Consider the situation these days. Manhattan is now a shopping mall, and a luxury one at that. Across the way, in Brooklyn, bearded youths devour avocado toast while dutifully watching Premier League Football matches on cable flat-screens in woke cafés. But there are few smiles. There’s a one-word explanation for this phenomenon: Trump. In London, the cloud of Brexit hangs over the Thames as a reminder of John Bull-headedness and stupidity. A recent excursion there was an exercise in dodging weaponized umbrellas and random acts of muted hostility. Gone, it seems, is the British bonhomie of old.
And Paris? The City of Light Rain? Why, it’s a sunny place now. Waiters are friendly and salesclerks solicitous. People walking the streets can be seen smiling and laughing, fergawdsakes. What the hell happened? Where did it go, my beloved Paris of the hyper-articulate snarl and the patience of a dying gnat? Whither the blows of yesteryear?

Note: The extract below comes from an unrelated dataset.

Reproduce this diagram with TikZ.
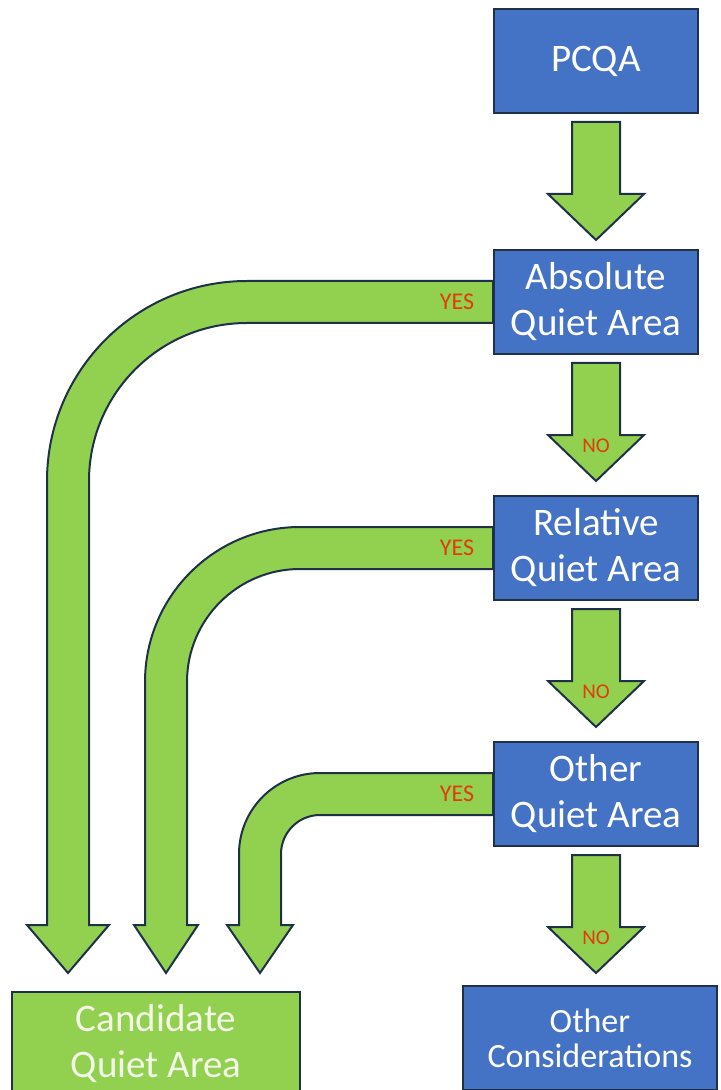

Can the change be put down to winning the World Cup? I don’t buy it – in the blisteringly fast social media vortex now called life, that victory took place way back in the Pleistocene Epoch. Perhaps the smiles stem from the devouring of bushels of anti-depressants? Maybe. But no, seriously, to my mind the explanation resides in a dark place. Following the recent incidents of mass murder (Charlie Hebdo, the Bataclan, etc.), Parisians took to the streets in their millions to mourn their dead – and celebrate their city. They looked at each other, maybe for the first time, really looked at each other. Hey, we are not just hapless atoms trapped in a malevolent centrifuge; we are actually people, individuals, who happen to live in an exceptionally pleasant place, a place worth preserving, protecting and enjoying. Dammit, life is good here.
Yes, yes, there is a deplorable archipelago of misery in the city, particularly in the encampments of the unwanted and displaced. And yes, some poisoned darts of rudeness still fly. Just yesterday one was aimed at me by, of all people, a Genius in the Apple Store. But if you stick to central Paris and ignore the pained faces of people stuck in traffic, or lining up to pay at Monoprix, or staring morosely at their smartphone screens or yelling at their children paralyzed before gelato dispensaries, then Parisians come across as a fairly contented lot. Paris is not Paradise, of course, but it is faring better than its two peers in the outward manifestations of happiness. May this access of cheerfulness last for at least a few more weeks. Because it was a long time in coming, putain de merde!